Exit le souvenir des critiques de l'historien Robert Proctor à l'encontre de l'approche des historiens mandatés par l'industrie du tabac. Proctor croit qu'un examen de la documentation interne des cigarettiers aurait permis à Perrins de constater que ces derniers ont été bien plus vite que la fonction publique fédérale à savoir à quoi s'en tenir avec le phénomène de la compensation, lequel phénomène réduit en cendres l'espérance de réduire les méfaits du tabagisme avec des cigarettes à teneur réduite en goudron.

Exit aussi le souvenir d'une opinion émise par le juge Riordan à l'effet qu'il peut être utile de savoir ce que pensaient les dirigeants des compagnies, notamment sur la question des méfaits sanitaires du tabagisme, parce qu'une compagnie en elle-même ne parle pas, mais inutile de savoir ce que pensaient des officiers subalternes et sous-fifres des compagnies passés à la barre des témoins ou cités dans des pièces.

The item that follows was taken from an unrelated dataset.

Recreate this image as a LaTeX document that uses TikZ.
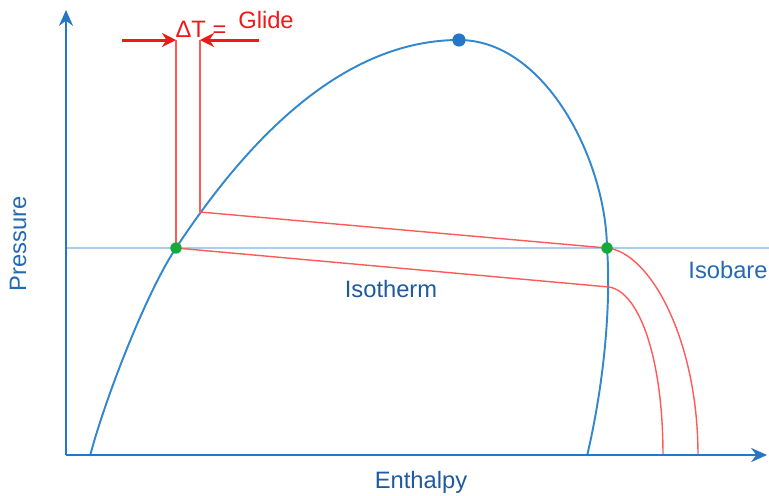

Reste que pour le « gouvernement », qui est certainement quelque chose d'encore plus gros qu'une compagnie canadienne de tabac, la précaution souhaitée par le juge Riordan semble avoir été mise de côté.

Mais peu importe ce que des journalistes peuvent en penser, c'est l'opinion de l'honorable Brian Riordan qui compte, et le juge a semblé favorablement impressionné par le travail de l'historien, à qui il a servi des remerciements appuyés, à la fin de l'interrogatoire par Me Pratte.

Les avocats des recours collectifs ont silencieusement passé la journée à ronger leur frein.

Peut-être que c'est aujourd'hui, jour de contre-interrogatoire, que l'expert historien de l'industrie va avoir davantage l'impression de gagner sa paie.